Prince Harry and Meghan Markle have shared further details on their decision to step away from “senior” roles in the British royal family, suggesting how – and why – they’re gonna defy longstanding traditions and strike out on their own.
In case you missed it, The Duke and Duchess of Sussex this morning announced plans to unshackle themselves from old-school roles in the family, earn their own incomes, and forge a largely independent life with their son Archie in both the UK and North America.
The announcement was a long time in the making, but it still appeared to surprise Harry’s grandma, Queen Elizabeth II.
There’s a huge amount of speculation rolling around at the moment – and an equal quantity of memes – but their website, updated in light of their announcement, helps explain what comes next.
First and foremost, Prince Harry and Meghan appear to have had a gutful of the family’s traditional relationship with the media.
“Their sincere hope is that this change in media policy will enhance access and give The Duke and Duchess the ability to share information more freely with members of the public,” the page states.
Perhaps most notable is their decision to exclude themselves from the Royal Rota system, which has long defined how the family deals with the media.
It’s an interesting relationship: the royal family guarantees outlets on the rota exclusive access to stories of significant public interest, under the condition those outlets don’t run away with shonky reporting.
To keep publications on their side, the family has traditionally given them the first peek at official portraits and other personal news before making those announcements themselves.
Prince Harry and Meghan claim that system is outdated, considering how easily public figures can reach audiences through social media.

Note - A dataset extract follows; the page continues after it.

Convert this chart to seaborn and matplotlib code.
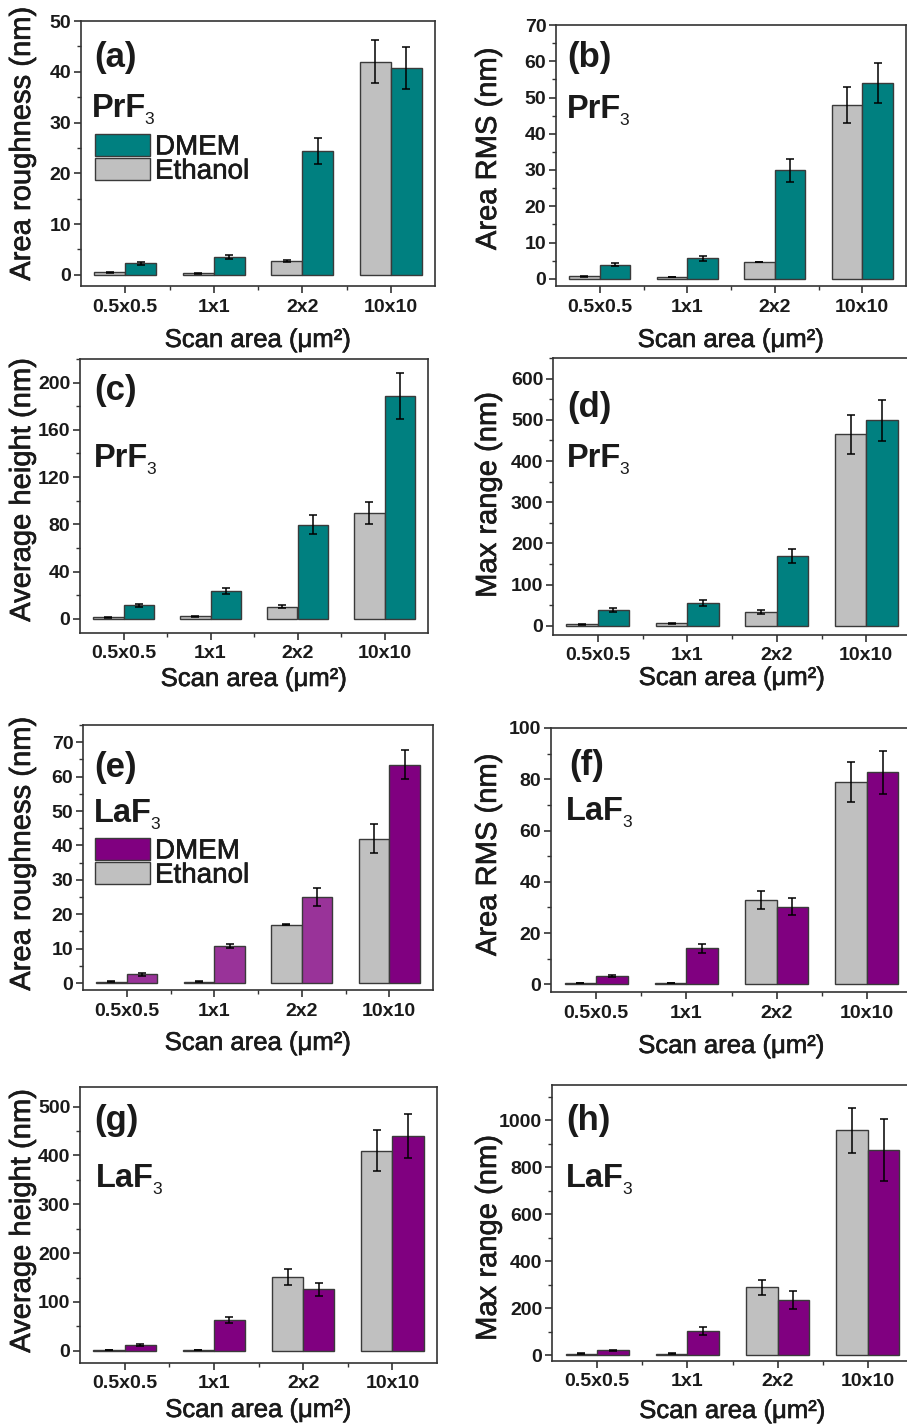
import numpy as np
import pandas as pd
import matplotlib
matplotlib.use("Agg")
import matplotlib.pyplot as plt
import matplotlib.patheffects as pe
from matplotlib.ticker import MultipleLocator, FixedLocator
from matplotlib.patches import Patch
import seaborn as sns

# ---------------- data ----------------
areas = ["0.5x0.5", "1x1", "2x2", "10x10"]
media = ["Ethanol", "DMEM"]

# (a) PrF3 area roughness
a_eth = [0.5, 0.3, 2.75, 42.0]
a_eth_err = [0.1, 0.05, 0.2, 4.2]
a_dmem = [2.3, 3.5, 24.4, 40.7]
a_dmem_err = [0.3, 0.4, 2.5, 4.1]
# (b) PrF3 area RMS
b_eth = [0.7, 0.5, 4.6, 47.9]
b_eth_err = [0.1, 0.1, 0.1, 4.9]
b_dmem = [3.9, 5.6, 29.9, 53.9]
b_dmem_err = [0.45, 0.65, 3.1, 5.5]
# (c) PrF3 average height
c_eth = [1.4, 2.0, 10.4, 89.6]
c_eth_err = [0.3, 0.3, 1.4, 9.0]
c_dmem = [11.5, 23.7, 79.7, 188.7]
c_dmem_err = [1.4, 2.8, 8.2, 19.2]
# (d) PrF3 max range
d_eth = [4.0, 6.5, 34.0, 465.0]
d_eth_err = [0.8, 0.8, 4.5, 47.4]
d_dmem = [38.9, 55.0, 170.0, 499.0]
d_dmem_err = [4.9, 7.3, 17.4, 49.8]
# (e) LaF3 area roughness
e_eth = [0.4, 0.4, 17.0, 42.0]
e_eth_err = [0.1, 0.1, 0.2, 4.3]
e_dmem = [2.6, 10.8, 25.0, 63.5]
e_dmem_err = [0.4, 0.5, 2.7, 4.2]
# (f) LaF3 area RMS
f_eth = [0.5, 0.5, 32.8, 78.9]
f_eth_err = [0.1, 0.1, 3.45, 7.8]
f_dmem = [3.3, 14.1, 30.3, 82.7]
f_dmem_err = [0.3, 1.7, 3.2, 8.3]
# (g) LaF3 average height
g_eth = [1.4, 1.4, 151.4, 410.0]
g_eth_err = [0.3, 0.3, 16.4, 41.4]
g_dmem = [11.0, 63.0, 126.0, 440.4]
g_dmem_err = [2.0, 6.8, 13.4, 45.2]
# (h) LaF3 max range
h_eth = [6.0, 6.0, 289.0, 957.0]
h_eth_err = [1.0, 1.0, 32.0, 96.7]
h_dmem = [20.0, 102.0, 235.0, 873.0]
h_dmem_err = [3.0, 17.0, 37.0, 132.0]

# ---------------- style ----------------
sns.set_style("ticks")
plt.rcParams["font.family"] = ["Liberation Sans", "DejaVu Sans"]

GREY = "#C0C0C0"
TEAL = "#008080"
PURPLE = "#800080"
LPURPLE = "#993399"
EDGE = "#3a3a3a"
SPINE = "#333333"
TXT = "#1a1a1a"
THICK = [pe.withStroke(linewidth=0.45, foreground=TXT)]

W, H = 907, 1427
fig = plt.figure(figsize=(W / 100, H / 100), dpi=100)
renderer = fig.canvas.get_renderer()


def px_axes(l, r, t, b):
    return fig.add_axes([l / W, 1 - b / H, (r - l) / W, (b - t) / H])


panels = [
    dict(eth=a_eth, ee=a_eth_err, dm=a_dmem, de=a_dmem_err, col=TEAL, yl="Area roughness (nm)",
         ylim=(-2.2, 50), maj=10, mi=5, box=(81, 435, 21, 286), let="(a)", comp="PrF",
         let_xy=(94, 67), comp_xy=(92, 117), ylab=(22, 144), xlab_top=328, legend=(95, 134)),
    dict(eth=b_eth, ee=b_eth_err, dm=b_dmem, de=b_dmem_err, col=TEAL, yl="Area RMS (nm)",
         ylim=(-2, 70), maj=10, mi=5, box=(556, 906, 25, 286), let="(b)", comp="PrF",
         let_xy=(567, 67), comp_xy=(567, 118), ylab=(488, 149), xlab_top=328, legend=None),
    dict(eth=c_eth, ee=c_eth_err, dm=c_dmem, de=c_dmem_err, col=TEAL, yl="Average height (nm)",
         ylim=(-12, 220), maj=40, mi=20, box=(80, 428, 359, 633), let="(c)", comp="PrF",
         let_xy=(94, 400), comp_xy=(94, 467), ylab=(22, 490), xlab_top=667, legend=None),
    dict(eth=d_eth, ee=d_eth_err, dm=d_dmem, de=d_dmem_err, col=TEAL, yl="Max range (nm)",
         ylim=(-22, 650), maj=100, mi=50, box=(553, 911, 358, 635), let="(d)", comp="PrF",
         let_xy=(567, 417), comp_xy=(567, 467), ylab=(488, 495), xlab_top=666, legend=None),
    dict(eth=e_eth, ee=e_eth_err, dm=e_dmem, de=e_dmem_err, col=PURPLE, yl="Area roughness (nm)",
         ylim=(-2, 75), maj=10, mi=5, box=(83, 433, 725, 990), let="(e)", comp="LaF",
         let_xy=(94, 777), comp_xy=(94, 822), ylab=(22, 854), xlab_top=1031, legend=(95, 838)),
    dict(eth=f_eth, ee=f_eth_err, dm=f_dmem, de=f_dmem_err, col=PURPLE, yl="Area RMS (nm)",
         ylim=(-3, 100), maj=20, mi=10, box=(551, 912, 728, 992), let="(f)", comp="LaF",
         let_xy=(569, 775), comp_xy=(566, 820), ylab=(488, 855), xlab_top=1034, legend=None),
    dict(eth=g_eth, ee=g_eth_err, dm=g_dmem, de=g_dmem_err, col=PURPLE, yl="Average height (nm)",
         ylim=(-25, 540), maj=100, mi=50, box=(80, 437, 1087, 1363), let="(g)", comp="LaF",
         let_xy=(94, 1130), comp_xy=(96, 1187), ylab=(22, 1221), xlab_top=1398, legend=None),
    dict(eth=h_eth, ee=h_eth_err, dm=h_dmem, de=h_dmem_err, col=PURPLE, yl="Max range (nm)",
         ylim=(-25, 1150), maj=200, mi=100, box=(552, 913, 1085, 1361), let="(h)", comp="LaF",
         let_xy=(566, 1130), comp_xy=(566, 1187), ylab=(488, 1238), xlab_top=1399, legend=None),
]

# per-bar DMEM colours in panel (e) (lighter purple for first three groups)
e_dmem_colors = [LPURPLE, LPURPLE, LPURPLE, PURPLE]

for i, p in enumerate(panels):
    l, r, t, b = p["box"]
    ax = px_axes(l, r, t, b)
    df = pd.DataFrame({
        "area": areas * 2,
        "medium": ["Ethanol"] * 4 + ["DMEM"] * 4,
        "value": list(p["eth"]) + list(p["dm"]),
    })
    sns.barplot(data=df, x="area", y="value", hue="medium", order=areas,
                hue_order=media, palette={"Ethanol": GREY, "DMEM": p["col"]},
                saturation=1, width=0.7, gap=0, edgecolor=EDGE, linewidth=1.0,
                errorbar=None, legend=False, ax=ax)
    if i == 4:
        for bar, c in zip(ax.containers[1], e_dmem_colors):
            bar.set_facecolor(c)
    for cont, errs in zip(ax.containers, [p["ee"], p["de"]]):
        xs = [bar.get_x() + bar.get_width() / 2 for bar in cont]
        ys = [bar.get_height() for bar in cont]
        ax.errorbar(xs, ys, yerr=errs, fmt="none", ecolor="black",
                    elinewidth=1.1, capsize=3, capthick=1.1, zorder=5)

    ax.set_xlim(-0.5, 3.5)
    ax.set_ylim(*p["ylim"])
    ax.yaxis.set_major_locator(MultipleLocator(p["maj"]))
    ax.yaxis.set_minor_locator(MultipleLocator(p["mi"]))
    ax.xaxis.set_minor_locator(FixedLocator([0.5, 1.5, 2.5]))
    for s in ax.spines.values():
        s.set_visible(True)
        s.set_linewidth(1.2)
        s.set_color(SPINE)
    ax.tick_params(axis="both", which="major", direction="out", length=5, width=1.2,
                   color=SPINE, labelsize=14, labelcolor=TXT)
    ax.tick_params(axis="both", which="minor", direction="out", length=3, width=1.0,
                   color=SPINE)
    ax.tick_params(axis="y", pad=2)
    ax.tick_params(axis="x", pad=4)
    ax.set_xticks(range(len(areas)))
    ax.set_xticklabels(areas)
    plt.setp(ax.get_xticklabels(), fontweight="bold")
    plt.setp(ax.get_yticklabels(), fontweight="bold")

    ax.set_xlabel("Scan area (μm²)", fontsize=18.5, color=TXT, path_effects=THICK)
    ax.xaxis.set_label_coords((l + r) / 2 / W, 1 - p["xlab_top"] / H, transform=fig.transFigure)
    ax.set_ylabel(p["yl"], fontsize=21, va="center", color=TXT, path_effects=THICK)
    ax.yaxis.set_label_coords(p["ylab"][0] / W, 1 - p["ylab"][1] / H, transform=fig.transFigure)

    fig.text(p["let_xy"][0] / W, 1 - p["let_xy"][1] / H, p["let"], fontsize=25,
             fontweight="bold", va="baseline", ha="left", color=TXT)
    comp = fig.text(p["comp_xy"][0] / W, 1 - p["comp_xy"][1] / H, p["comp"], fontsize=23.5,
                    fontweight="bold", va="baseline", ha="left", color=TXT)
    ext = comp.get_window_extent(renderer)
    fig.text((ext.x1 - 2) / W, 1 - (p["comp_xy"][1] + 7) / H, "3", fontsize=12.5,
             va="baseline", ha="left", color=TXT)

    if p["legend"] is not None:
        handles = [Patch(facecolor=p["col"], edgecolor=EDGE, linewidth=1.0),
                   Patch(facecolor=GREY, edgecolor=EDGE, linewidth=1.0)]
        leg = ax.legend(handles, ["DMEM", "Ethanol"], loc="upper left",
                        bbox_to_anchor=(p["legend"][0] / W, 1 - p["legend"][1] / H),
                        bbox_transform=fig.transFigure, frameon=False, fontsize=20,
                        handlelength=1.98, handleheight=0.82, handletextpad=0.18,
                        labelspacing=-0.08, borderpad=0, borderaxespad=0)
        for txt in leg.get_texts():
            txt.set_color(TXT)
            txt.set_path_effects(THICK)

fig.savefig("out.png", dpi=100)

“The current structure makes it challenging for The Duke and Duchess of Sussex to personally share moments in their lives directly with members of the public (via social media for example), without first going through the filter of the Royal Rota,” the couple’s site states.
Then there’s the matter of who, exactly, is on the rota. British tabloids The Sun and The Daily Mirror are both listed as rota members. Both have been sued by Prince Harry, who has accused the papers of phone hacking.
Hardly a tenable working relationship, really – and that’s without mentioning the obvious toll of press interference on Meghan’s emotional wellbeing, and the outsized influence of the tabloid media in the life and death of Prince Harry’s mother, Princess Diana.
Expect more social media content and what their site calls engagement with “grassroots media organisations and young, up-and-coming journalists.”
As for their professional lives, Prince Harry and Meghan say they want the ability to make a few quid without dipping into the royal purse. Their site claims “they value the ability to earn a professional income, which in the current structure they are prohibited from doing.”
More jewels for everyone else, we guess. Maybe Prince Harry could become a commercial pilot, and Meghan could enter the legal industry. But not all of their ties to the fam will be severed, as the couple has reaffirmed their commitment to the Royal Family’s charitable endeavours.
It’s unclear what their future charity work will look like, but their site claims it will be “something different – a charitable entity that will not only help complement these efforts, but also advance the solutions the world needs most.”
The couple has also reaffirmed its commitment to royal patronages – that is, different clubs and causes which the royal family has agreed to endorse in an official capacity.
And yes, it certainly appears they will retain their titles and standing in the family.
In short: they’re going to split their time across the Atlantic, do charity work, make bank, hang shit on tabloids, avoid the fustier aspects of being a royal, and aim not to piss off Queen Liz. Let’s see if it pans out.